The senior guard posted his first double-double on Tuesday against SEMO.

Senior guard Keion Bell puts the ball up on a fast break last month at Mizzou Arena. Bell had his first double-double against SEMO with 12 points and 11 rebounds. Maneater File Photo

Keion Bell stood at midcourt and stared down the obstacle in front of him — six people.

Six people lined up single-file in the lane opposite a packed student section. They alone stood between the senior guard and Missouri basketball glory.

Bell would run-up to the Southeastern Conference logo at the top of the paint, plant two feet on either side of the figure and take flight, sailing 10 feet in the air in front of a raucous student section at Mizzou Madness before throwing down a one-handed slam.

Perfect, he thought. After all, Bell had been dunking like that since the 10th grade.

So Bell exhaled and, to little difficulty, ran, jumped, flew, dunked and landed, the MU basketball version of veni, vidi, vici — I came, I saw, I conquered.

The dunk landed the highly touted Pepperdine transfer, still an enigma to much of Columbia, atop SportsCenter’s top 10 plays of the week and made Bell a household name around campus for the No. 12 Tigers.

“I wanted to go to a place that knew me,” he said. “And not only knew me, but they needed me as much as I needed them.”

Sure, the Tigers (7-1) could certainly have used Bell at the beginning of the year. Over three years, he averaged 16.4 points per game for the Waves. He was their point guard and on-ball scorer and made chronic highlight reel dunks on the break.

MU coach Frank Haith jumped at the chance to add him to a stable of guards that included All-American Phil Pressey, standout freshman Negus Webster-Chan, Auburn transfer Earnest Ross and Michael Dixon, then still a member of the Tiger roster.

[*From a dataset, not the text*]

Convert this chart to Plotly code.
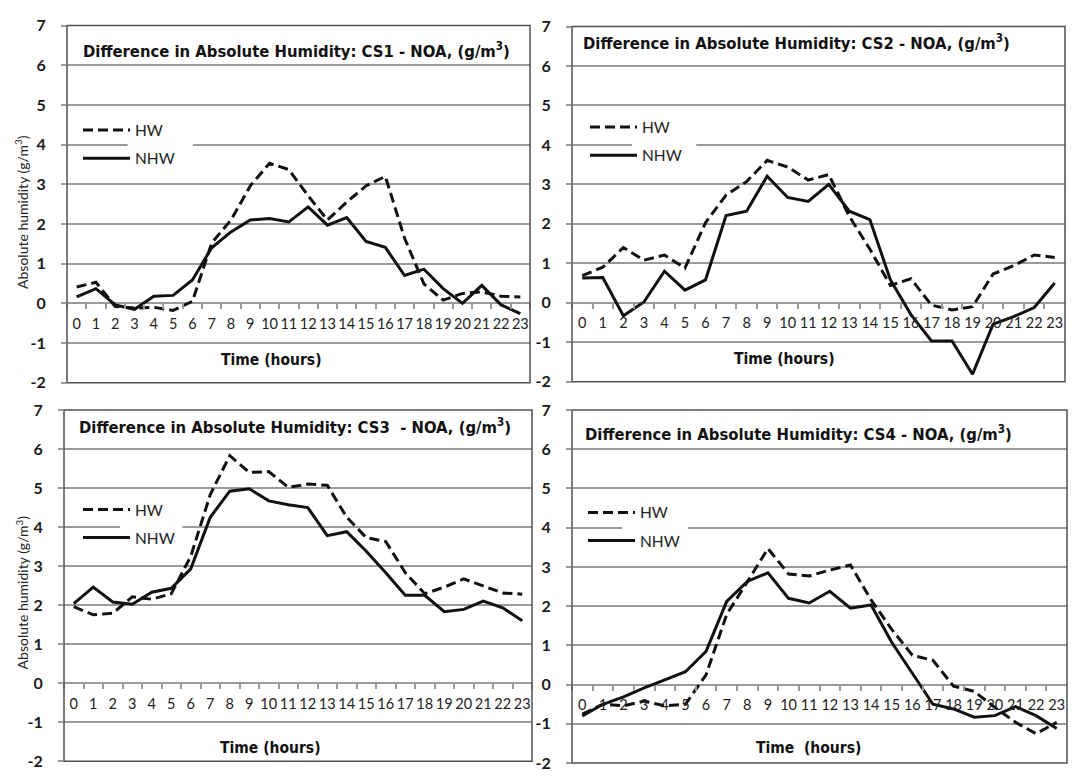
import plotly.graph_objects as go

# Hourly differences in absolute humidity (g/m3), station minus NOA
hours = [str(h) for h in range(24)]

cs1_hw = [0.41, 0.53, -0.08, -0.12, -0.10, -0.18, 0.05, 1.52, 2.10, 2.96, 3.53, 3.37,
          2.71, 2.10, 2.55, 2.96, 3.20, 1.64, 0.49, 0.08, 0.25, 0.29, 0.18, 0.16]
cs1_nhw = [0.16, 0.37, -0.04, -0.15, 0.18, 0.20, 0.59, 1.40, 1.80, 2.10, 2.14, 2.05,
           2.43, 1.97, 2.16, 1.56, 1.41, 0.70, 0.86, 0.37, 0.00, 0.45, -0.04, -0.26]

cs2_hw = [0.69, 0.90, 1.40, 1.08, 1.21, 0.88, 2.03, 2.73, 3.07, 3.61, 3.44, 3.11,
          3.25, 2.19, 1.36, 0.44, 0.61, -0.06, -0.18, -0.10, 0.73, 0.94, 1.21, 1.15]
cs2_nhw = [0.63, 0.64, -0.33, 0.02, 0.80, 0.32, 0.58, 2.21, 2.32, 3.21, 2.67, 2.57,
           3.00, 2.32, 2.11, 0.58, -0.30, -0.97, -0.97, -1.81, -0.54, -0.35, -0.12, 0.50]

cs3_hw = [1.96, 1.75, 1.79, 2.21, 2.15, 2.29, 3.25, 4.83, 5.83, 5.40, 5.42, 5.02,
          5.10, 5.07, 4.25, 3.73, 3.63, 2.83, 2.29, 2.46, 2.67, 2.48, 2.31, 2.28]
cs3_nhw = [2.04, 2.46, 2.08, 2.02, 2.33, 2.43, 2.93, 4.25, 4.92, 4.98, 4.67, 4.57,
           4.50, 3.78, 3.88, 3.38, 2.83, 2.25, 2.25, 1.83, 1.89, 2.10, 1.93, 1.60]

cs4_hw = [-0.75, -0.50, -0.54, -0.42, -0.54, -0.50, 0.25, 1.79, 2.62, 3.47, 2.82, 2.77,
          2.92, 3.05, 2.16, 1.41, 0.75, 0.62, -0.04, -0.17, -0.58, -0.96, -1.25, -0.96]
cs4_nhw = [-0.80, -0.50, -0.31, -0.08, 0.12, 0.33, 0.85, 2.12, 2.63, 2.85, 2.20, 2.08,
           2.38, 1.95, 2.03, 1.08, 0.29, -0.50, -0.62, -0.83, -0.79, -0.56, -0.79, -1.12]

series_names = ["HW", "NHW"]
station_labels = ["CS1 - NOA", "CS2 - NOA", "CS3\u00a0 - NOA", "CS4 - NOA"]
x_titles = ["Time (hours)", "Time (hours)", "Time (hours)", "Time\u00a0 (hours)"]
y_title = "Absolute humidity (g/m<sup>3</sup>)"
y_ticks = [-2, -1, 0, 1, 2, 3, 4, 5, 6, 7]
y_ticktext = ["-2", "-1", "0", "1", "2", "3", "4", "5", "6", "7"]
y_range = [-2, 7]

W, H = 1077, 777


def fx(px):
    return px / W


def fy(py):
    return 1 - py / H


# panel frames in pixels: left, right, top, bottom
frames = [
    (67, 530, 16, 382),
    (572, 1065, 17, 381),
    (64, 532, 410, 770),
    (572, 1067, 410, 772),
]
title_pos = [(296, 41), (796, 33), (295, 426), (798, 434)]
xtitle_pos = [(271, 359), (784, 358), (270, 757), (809, 756)]
ytitle_pos = [(22, 207), None, (22, 597), None]
legend_pos = [(78, 106), (585, 103), (78, 495), (583, 498)]
legend_gap = [(0.131, 0.272), (0.122, 0.252), (0.120, 0.253), (0.101, 0.234)]

data = [(cs1_hw, cs1_nhw), (cs2_hw, cs2_nhw), (cs3_hw, cs3_nhw), (cs4_hw, cs4_nhw)]

INK = "#111111"
GRID = "#9a9a9a"
FRAME = "#505050"
BODY_FONT = "Lato, Carlito, Open Sans, sans-serif"
NARROW_FONT = "DejaVu Sans Condensed, Liberation Sans Narrow, sans-serif"

fig = go.Figure()
layout = dict(
    width=W, height=H,
    margin=dict(l=0, r=0, t=0, b=0),
    paper_bgcolor="white", plot_bgcolor="white",
    showlegend=True,
    annotations=[], shapes=[],
)

for i, ((hw, nhw), (l, r, t, b)) in enumerate(zip(data, frames), start=1):
    xa = "x" if i == 1 else f"x{i}"
    ya = "y" if i == 1 else f"y{i}"
    leg = "legend" if i == 1 else f"legend{i}"
    ydom = [fy(b), fy(t)]
    zero_pos = ydom[0] + (ydom[1] - ydom[0]) * (0 - y_range[0]) / (y_range[1] - y_range[0])

    for name, vals, dash in ((series_names[0], hw, "10px,5px"), (series_names[1], nhw, "solid")):
        fig.add_trace(go.Scatter(
            x=hours, y=vals, mode="lines", name=name,
            line=dict(color=INK, width=3, dash=dash),
            xaxis=xa, yaxis=ya, legend=leg, legendgroup=f"{name}{i}",
            hoverinfo="x+y",
        ))

    layout[f"xaxis{'' if i == 1 else i}"] = dict(
        domain=[fx(l), fx(r)], type="category", range=[-0.5, 23.5],
        anchor="free", position=zero_pos,
        tickson="boundaries", ticks="outside", ticklen=5, tickwidth=1.5, tickcolor=GRID,
        ticklabelstandoff=10, tickangle=0,
        showgrid=False, showline=False, zeroline=False,
        tickfont=dict(family=BODY_FONT, size=14.5, color="#222222"),
    )
    layout[f"yaxis{'' if i == 1 else i}"] = dict(
        domain=ydom, anchor=xa, range=y_range,
        tickmode="array", tickvals=y_ticks, ticktext=y_ticktext,
        showgrid=True, gridcolor=GRID, gridwidth=1.5,
        ticks="outside", ticklen=5, tickwidth=1.5, tickcolor=GRID,
        ticklabelstandoff=12,
        showline=False, zeroline=False,
        tickfont=dict(family=BODY_FONT, size=16, color="#1a1a1a", weight="bold"),
    )
    lx, ly = legend_pos[i - 1]
    layout[leg] = dict(
        x=fx(lx), y=fy(ly), xref="paper", yref="paper",
        xanchor="left", yanchor="top",
        bgcolor="rgba(0,0,0,0)", borderwidth=0,
        font=dict(family=BODY_FONT, size=15.5, color="#222222"),
        itemwidth=47, tracegroupgap=5,
    )

    # plot frame
    layout["shapes"].append(dict(
        type="rect", xref=f"{xa} domain", yref=f"{ya} domain",
        x0=0, x1=1, y0=0, y1=1, line=dict(color=FRAME, width=1.5), layer="above",
    ))
    # legend text box masks the grid line behind it
    g0, g1 = legend_gap[i - 1]
    layout["shapes"].append(dict(
        type="rect", xref=xa, yref=ya,
        x0=-0.5 + 24 * g0, x1=-0.5 + 24 * g1, y0=3.9, y1=4.1,
        fillcolor="white", line=dict(width=0), layer="between",
    ))

    tx, ty = title_pos[i - 1]
    layout["annotations"].append(dict(
        x=fx(tx), y=fy(ty), xref="paper", yref="paper", showarrow=False,
        xanchor="center", yanchor="middle",
        text=f"Difference in Absolute Humidity: {station_labels[i - 1]}, (g/m<sup>3</sup>)",
        font=dict(family=NARROW_FONT, size=16.5, color=INK, weight="bold"),
    ))
    xx, xy = xtitle_pos[i - 1]
    layout["annotations"].append(dict(
        x=fx(xx), y=fy(xy), xref="paper", yref="paper", showarrow=False,
        xanchor="center", yanchor="middle", text=x_titles[i - 1],
        font=dict(family=NARROW_FONT, size=15.5, color=INK, weight="bold"),
    ))
    if ytitle_pos[i - 1] is not None:
        yx, yy = ytitle_pos[i - 1]
        layout["annotations"].append(dict(
            x=fx(yx), y=fy(yy), xref="paper", yref="paper", showarrow=False,
            xanchor="center", yanchor="middle", textangle=-90, text=y_title,
            font=dict(family=BODY_FONT, size=14, color="#222222"),
        ))

fig.update_layout(**layout)
fig.write_html("out.html")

“We are excited to add a veteran, established Division I player like Keion to our program,” Haith said in June 2011, when Bell announced his decision to transfer to MU. “He is obviously a young man that can score the basketball. He was consistently one of the top offensive players in the West Coast Conference the last three years, but we like his athleticism and what that can mean for us defensively as well. Together he and Earnest (Ross) will push our returning players in practice and then have a chance to make a larger impact in two seasons with a year at Mizzou already under their belts.”

Bell opened the season in Haith’s starting lineup as a ball handler opposite Pressey and hopefully an off-ball scoring option. That hope did not materialize.

Through four starts to open the year, Bell only scored in double-digits once.

Haith switched up his starting five following a loss to No. 5 Louisville in the Battle 4 Atlantis tournament. Webster-Chan started as Pressey’s running mate. Bell would come off the bench as a defensive stopper.

With that swap, Bell entered back into obscurity, losing the fame that came with the over-the-top pre-game introduction that sent smoke spewing toward the rafters of Mizzou Arena from behind each basket.

Haith even called out Bell at his Dec. 3 press conference saying Webster-Chan, the backup point guard, and not Bell, was the best defender on the team.

Bell responded a day later. On the offensive end, he had his first double-double as a Tiger with 12 points and 11 rebounds in Missouri’s comeback win against Southeast Missouri State. Defensively, he switched on to SEMO’s Corey Wilford who had 14 first-half points and held him scoreless in the second half.

In one critical stretch, he hunted down Wilford as he streaked to the basket on the break and rejected his dunk attempt, leading to a Tiger bucket on the other end.

“You don’t coach basketball, you coach people,” Haith said. “So we just spent a lot of time coaching Keion and getting him to see the value that he has to this basketball team … being a part of winning, how special that is and if you do these things, you’ll help us win basketball games.”